--- start Supplied material ---

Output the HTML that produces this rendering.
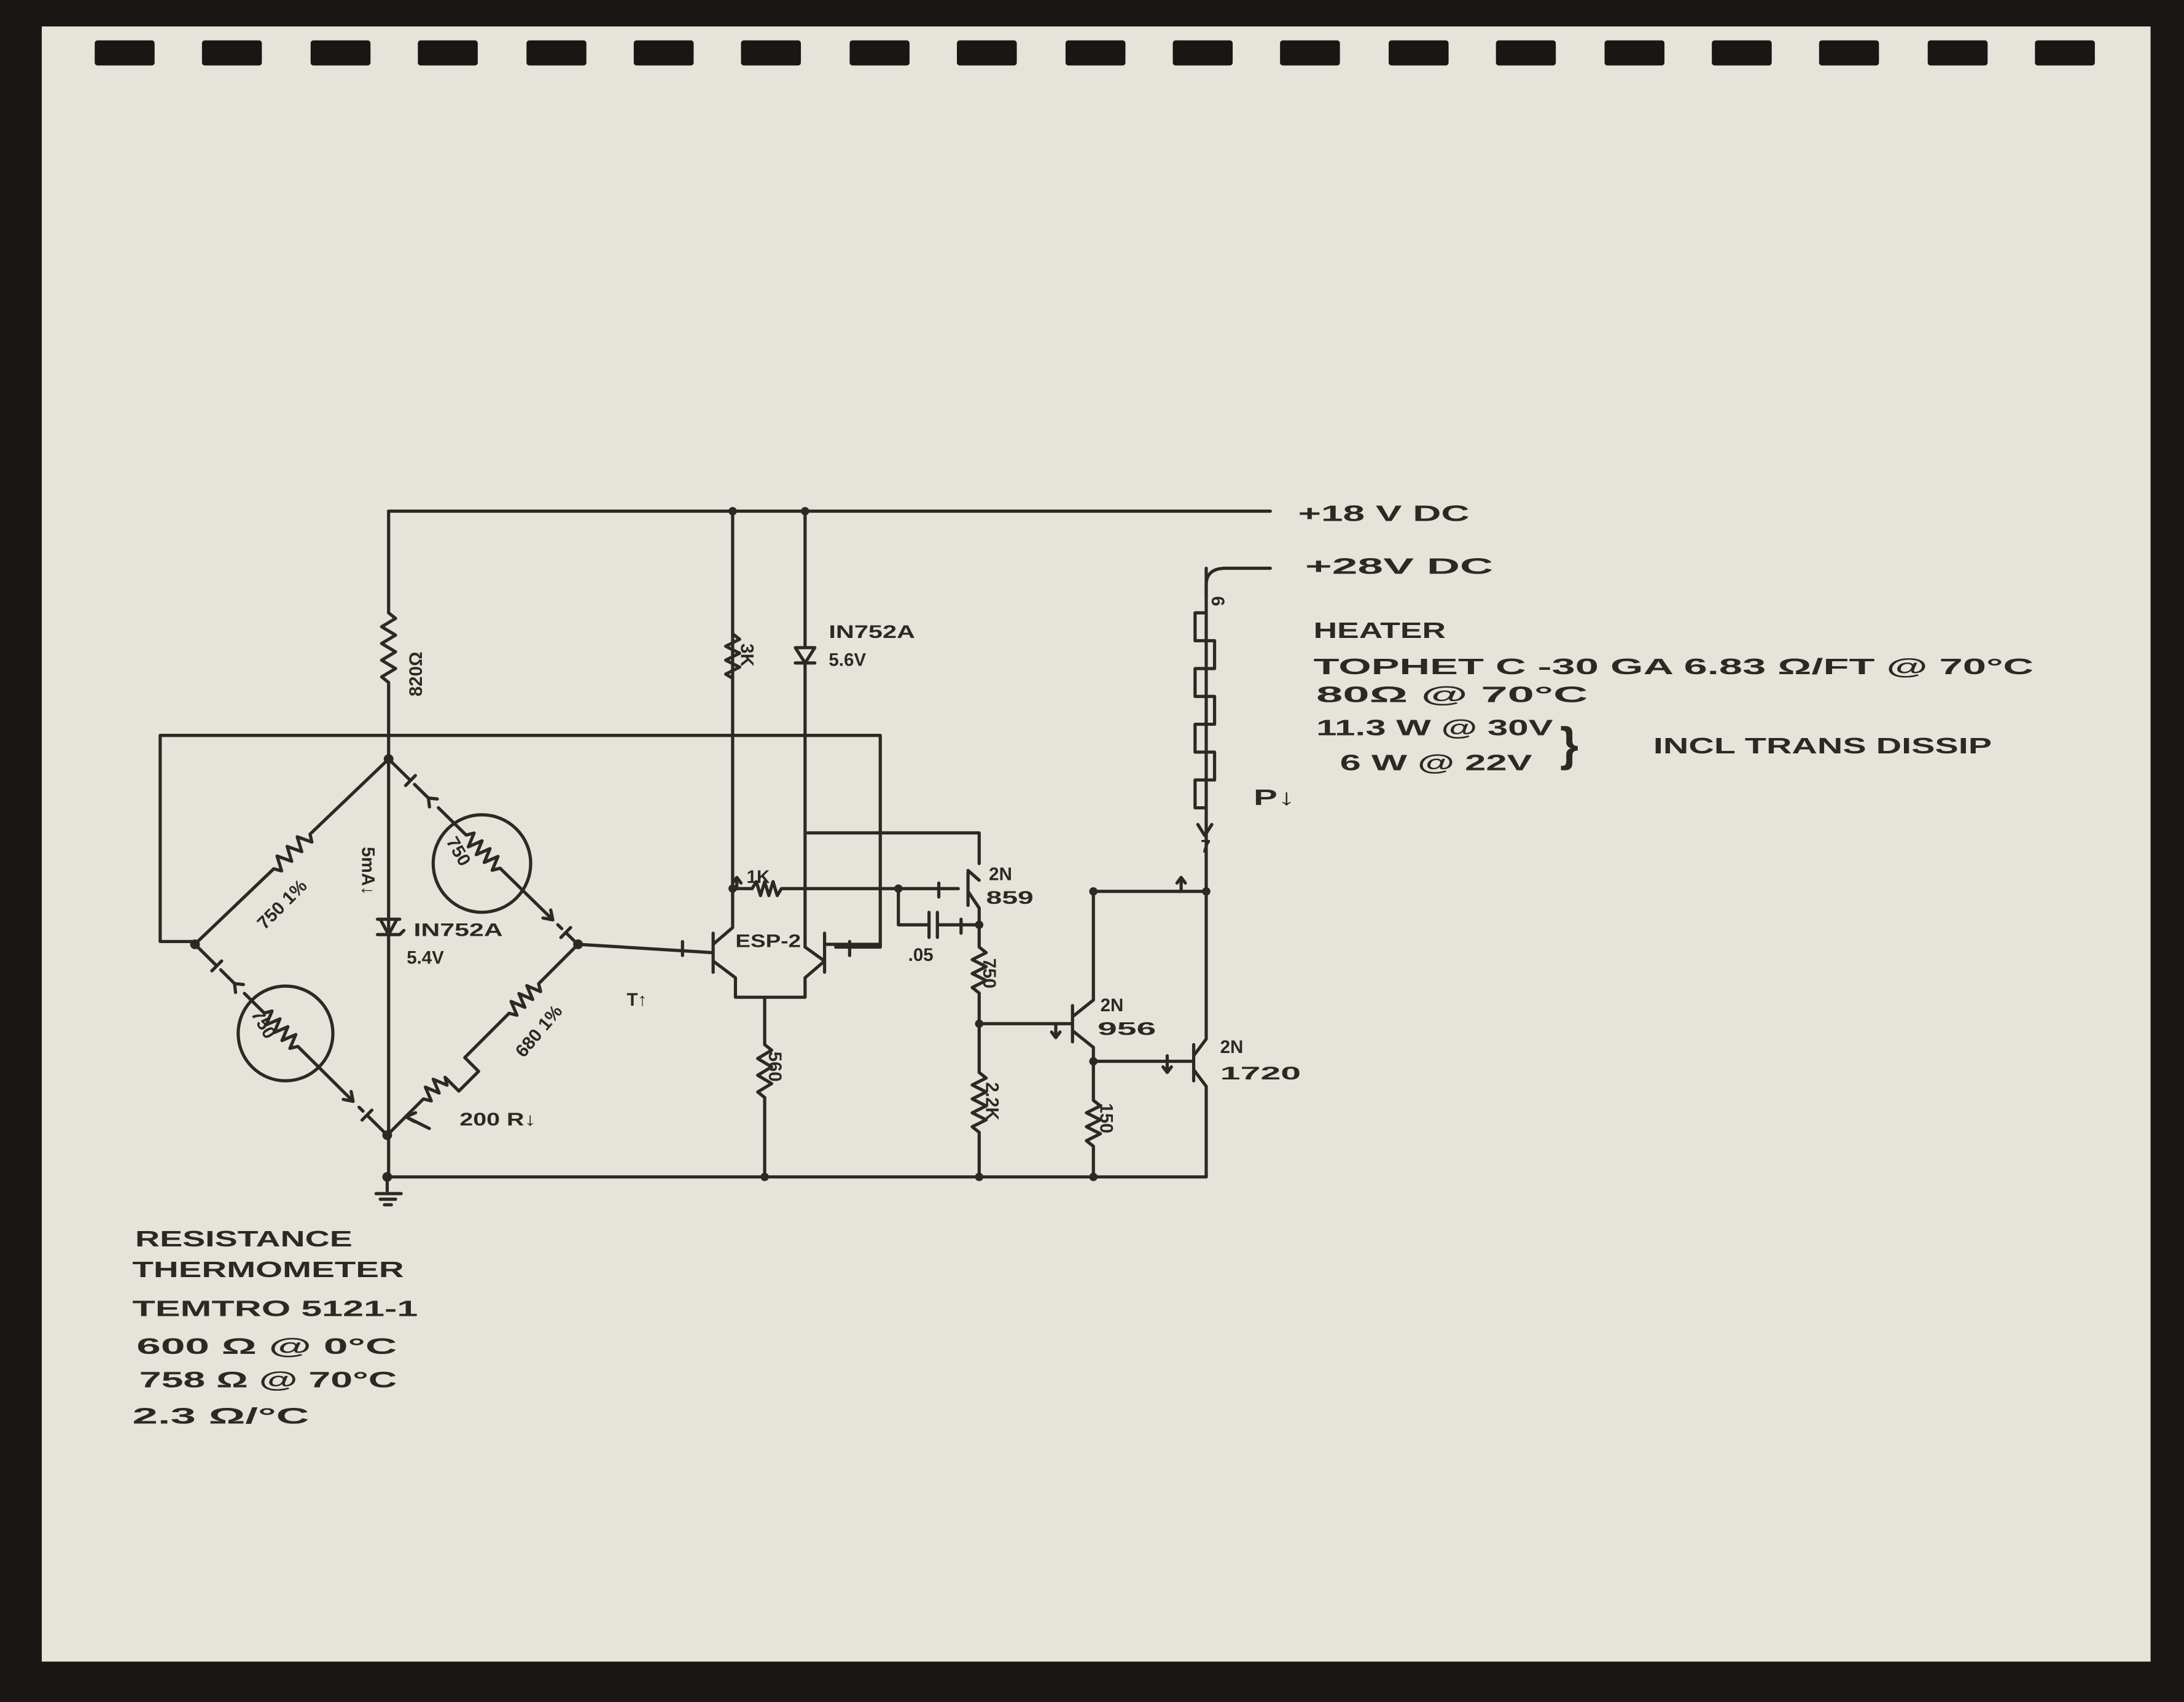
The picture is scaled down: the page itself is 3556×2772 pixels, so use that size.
<!DOCTYPE html>
<html><head><meta charset="utf-8"><style>
html,body{margin:0;padding:0;background:#1a1614;}
svg{display:block;}
text{font-family:"Liberation Sans",sans-serif;fill:#2e2824;font-weight:bold;}
</style></head><body>
<svg width="3556" height="2772" viewBox="0 0 1568 1222" preserveAspectRatio="none" xmlns="http://www.w3.org/2000/svg">
<rect x="0" y="0" width="1568" height="1222" fill="#1a1614"/>
<rect x="30" y="19" width="1514" height="1174" fill="#e6e3da"/>
<g fill="#1a1614">
<rect x="68" y="29" width="43" height="18" rx="2"/>
<rect x="145" y="29" width="43" height="18" rx="2"/>
<rect x="223" y="29" width="43" height="18" rx="2"/>
<rect x="300" y="29" width="43" height="18" rx="2"/>
<rect x="378" y="29" width="43" height="18" rx="2"/>
<rect x="455" y="29" width="43" height="18" rx="2"/>
<rect x="532" y="29" width="43" height="18" rx="2"/>
<rect x="610" y="29" width="43" height="18" rx="2"/>
<rect x="687" y="29" width="43" height="18" rx="2"/>
<rect x="765" y="29" width="43" height="18" rx="2"/>
<rect x="842" y="29" width="43" height="18" rx="2"/>
<rect x="919" y="29" width="43" height="18" rx="2"/>
<rect x="997" y="29" width="43" height="18" rx="2"/>
<rect x="1074" y="29" width="43" height="18" rx="2"/>
<rect x="1152" y="29" width="43" height="18" rx="2"/>
<rect x="1229" y="29" width="43" height="18" rx="2"/>
<rect x="1306" y="29" width="43" height="18" rx="2"/>
<rect x="1384" y="29" width="43" height="18" rx="2"/>
<rect x="1461" y="29" width="43" height="18" rx="2"/>
</g>
<g stroke="#2e2824" stroke-width="2.3" fill="none" stroke-linecap="round" stroke-linejoin="round">
<path d="M279 367 H912"/>
<path d="M279 367 V440 l5 4 l-10 6 l10 6 l-10 6 l10 6 l-10 6 l10 6 l-10 6 l5 4 V545"/>
<path d="M279 528 H115 V676 H140 M279 528 H632 V680 H600"/>
<g transform="translate(279,545) rotate(136.3)">
<path d="M0 0 H78 l3 -5 l5 10 l5 -10 l5 10 l5 -10 l5 10 l5 -10 l3 5 H192"/>
</g>
<g transform="translate(279,545) rotate(44.4)">
<path d="M0 0 H22 M22 -5 V5 M26 0 H40 M40 0 l5 -4 M40 0 l5 4"/>
<path d="M50 0 H78 l3 -5 l4 10 l4 -10 l4 10 l4 -10 l4 10 l4 -10 l4 10 l3 -5 H165 M165 0 l-6 -4 M165 0 l-6 4 M170 0 h4 M178 -5 V5 M178 0 H190"/>
</g>
<g transform="translate(140,678) rotate(44.8)">
<path d="M0 0 H22 M22 -5 V5 M26 0 H40 M40 0 l5 -4 M40 0 l5 4"/>
<path d="M50 0 H70 l3 -5 l4 10 l4 -10 l4 10 l4 -10 l4 10 l4 -10 l4 10 l3 -5 H160 M160 0 l-6 -4 M160 0 l-6 4 M166 0 h4 M174 -5 V5 M174 0 H194"/>
</g>
<g transform="translate(415,678) rotate(135)">
<path d="M0 0 H40 l3 -5 l4 10 l4 -10 l4 10 l4 -10 l4 10 l4 -10 l3 5 H115 l0 -14 l20 0 l0 14 l3 -5 l4 10 l4 -10 l4 10 l4 -10 l3 5 H194"/>
<path d="M175 0 l-6 -18 M175 0 l-2 -7 M175 0 l-7 -3"/>
</g>
<circle cx="205" cy="742" r="34"/>
<circle cx="346" cy="620" r="35"/>
<path d="M279 545 V845"/>
<path d="M271 660 H287 M273 660 L279 671 L285 660 M271 671 H287 l3 -3"/>
<path d="M278 845 V855 M270 857 H288 M273 861 H284 M276 865 H281"/>
<path d="M415 678 L512 684 M490 676 v10 M512 670 V698 M512 678 L526 666 V367 M512 690 L528 702 V716 H578 V702 L592 690 M592 670 V698 M592 678 H632"/>
<path d="M578 367 V465 M571 465 L578 476 L585 465 Z M571 476 H585 M578 476 V680 L592 690"/>
<path d="M526 455 l5 4 l-10 5 l10 5 l-10 5 l10 5 l-10 5 l5 3"/>
<path d="M549 716 V750 l5 4 l-10 6 l10 6 l-10 6 l10 6 l-10 6 l5 4 V845"/>
<path d="M278 845 H866"/>
<path d="M526 638 H540 l3 -5 l3 10 l3 -10 l3 10 l3 -10 l3 10 l3 -5 H645 H688"/>
<path d="M580 598 H703 V620 M703 632 L695 625 M695 626 V650 M695 640 L703 652 V664"/>
<path d="M645 638 V664 H667 M667 655 V673 M673 655 V673 M673 664 H703"/>
<path d="M703 664 V680 l5 4 l-10 5 l10 5 l-10 5 l10 5 l-10 5 l5 4 V735 V770 l5 4 l-10 5 l10 5 l-10 5 l10 5 l-10 5 l10 5 l-10 5 l5 4 V845"/>
<path d="M703 735 H770 M770 722 V748 M770 730 L785 718 V640 H866 M770 740 L785 752 V762 H857 M857 750 V776 M857 758 L866 746 V408 M857 768 L866 780 V845"/>
<path d="M785 762 V790 l5 4 l-10 5 l10 5 l-10 5 l10 5 l-10 5 l5 4 V845"/>
<path d="M866 428 V420 Q866 408 880 408 H912"/>
<path d="M866 440 H858 V460 H872 V480 H858 V500 H872 V520 H858 V540 H872 V560 H858 V580 H866"/>
<path d="M848 640 V630 M845 634 L848 630 L851 634 M838 758 V770 M835 766 L838 770 L841 766 M758 735 V745 M755 741 L758 745 L761 741 M674 634 V644 M690 660 V670 M529 638 V630 M526 634 L529 630 L532 634 M610 676 V686 M865 600 L860 592 M865 600 L870 592"/>
</g>
<g fill="#2e2824">
<circle cx="279" cy="545" r="3.5"/><circle cx="140" cy="678" r="3.5"/><circle cx="415" cy="678" r="3.5"/><circle cx="278" cy="815" r="3.5"/><circle cx="278" cy="845" r="3.5"/>
<circle cx="526" cy="367" r="3"/><circle cx="578" cy="367" r="3"/><circle cx="526" cy="638" r="3"/><circle cx="645" cy="638" r="3"/><circle cx="703" cy="664" r="3"/><circle cx="703" cy="735" r="3"/><circle cx="785" cy="762" r="3"/><circle cx="866" cy="640" r="3"/><circle cx="549" cy="845" r="3"/><circle cx="703" cy="845" r="3"/><circle cx="785" cy="845" r="3"/><circle cx="785" cy="640" r="3"/>
</g>
<g font-size="16">
<text x="932" y="374" textLength="123" lengthAdjust="spacingAndGlyphs">+18 V DC</text>
<text x="937" y="412" textLength="135" lengthAdjust="spacingAndGlyphs">+28V  DC</text>
<text x="943" y="458" textLength="95" lengthAdjust="spacingAndGlyphs">HEATER</text>
<text x="943" y="484" textLength="517" lengthAdjust="spacingAndGlyphs">TOPHET C -30 GA  6.83 Ω/FT @ 70°C</text>
<text x="945" y="504" textLength="195" lengthAdjust="spacingAndGlyphs">80Ω  @ 70°C</text>
<text x="945" y="528" textLength="170" lengthAdjust="spacingAndGlyphs">11.3 W @ 30V</text>
<text x="962" y="553" textLength="138" lengthAdjust="spacingAndGlyphs">6 W @ 22V</text>
<text x="1120" y="546" font-size="34" font-weight="normal">}</text>
<text x="1187" y="541" textLength="243" lengthAdjust="spacingAndGlyphs">INCL TRANS DISSIP</text>
<text x="900" y="578" textLength="30" lengthAdjust="spacingAndGlyphs">P↓</text>
<text x="97" y="895" textLength="156" lengthAdjust="spacingAndGlyphs">RESISTANCE</text>
<text x="95" y="917" textLength="195" lengthAdjust="spacingAndGlyphs">THERMOMETER</text>
<text x="95" y="945" textLength="205" lengthAdjust="spacingAndGlyphs">TEMTRO   5121-1</text>
<text x="98" y="972" textLength="187" lengthAdjust="spacingAndGlyphs">600 Ω  @ 0°C</text>
<text x="100" y="996" textLength="185" lengthAdjust="spacingAndGlyphs">758 Ω  @ 70°C</text>
<text x="95" y="1022" textLength="127" lengthAdjust="spacingAndGlyphs">2.3 Ω/°C</text>
</g>
<g font-size="13">
<text x="595" y="458" textLength="62" lengthAdjust="spacingAndGlyphs">IN752A</text>
<text x="595" y="478">5.6V</text>
<text x="297" y="672" textLength="64" lengthAdjust="spacingAndGlyphs">IN752A</text>
<text x="292" y="692">5.4V</text>
<text x="536" y="634">1K</text>
<text x="528" y="680" textLength="47" lengthAdjust="spacingAndGlyphs">ESP-2</text>
<text x="652" y="690">.05</text>
<text x="710" y="632">2N</text>
<text x="708" y="649" textLength="34" lengthAdjust="spacingAndGlyphs">859</text>
<text x="790" y="726">2N</text>
<text x="788" y="743" textLength="42" lengthAdjust="spacingAndGlyphs">956</text>
<text x="876" y="756">2N</text>
<text x="876" y="775" textLength="58" lengthAdjust="spacingAndGlyphs">1720</text>
<text x="450" y="722">T↑</text>
<text x="330" y="808" textLength="55" lengthAdjust="spacingAndGlyphs">200 R↓</text>
<text transform="translate(303,500) rotate(-90)">820Ω</text>
<text transform="translate(190,668) rotate(-45)">750 1%</text>
<text transform="translate(376,760) rotate(-50)">680 1%</text>
<text transform="translate(260,608) rotate(90)">5mA↓</text>
<text transform="translate(552,755) rotate(90)">560</text>
<text transform="translate(706,688) rotate(90)">750</text>
<text transform="translate(708,777) rotate(90)">2.2K</text>
<text transform="translate(790,792) rotate(90)">150</text>
<text transform="translate(532,462) rotate(90)">3K</text>
<text transform="translate(180,728) rotate(60)">750</text>
<text transform="translate(320,604) rotate(60)">750</text>
<text transform="translate(870,428) rotate(90)">6</text>
<text x="862" y="612">7</text>
</g>
</svg>
</body></html>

--- end Supplied material ---

● **Work to be completed**:
Review the preceding data and report every line that includes the string "size".

● **Solution for this problem**:
The picture is scaled down: the page itself is 3556×2772 pixels, so use that size.
<g font-size="16">
<text x="1120" y="546" font-size="34" font-weight="normal">}</text>
<g font-size="13">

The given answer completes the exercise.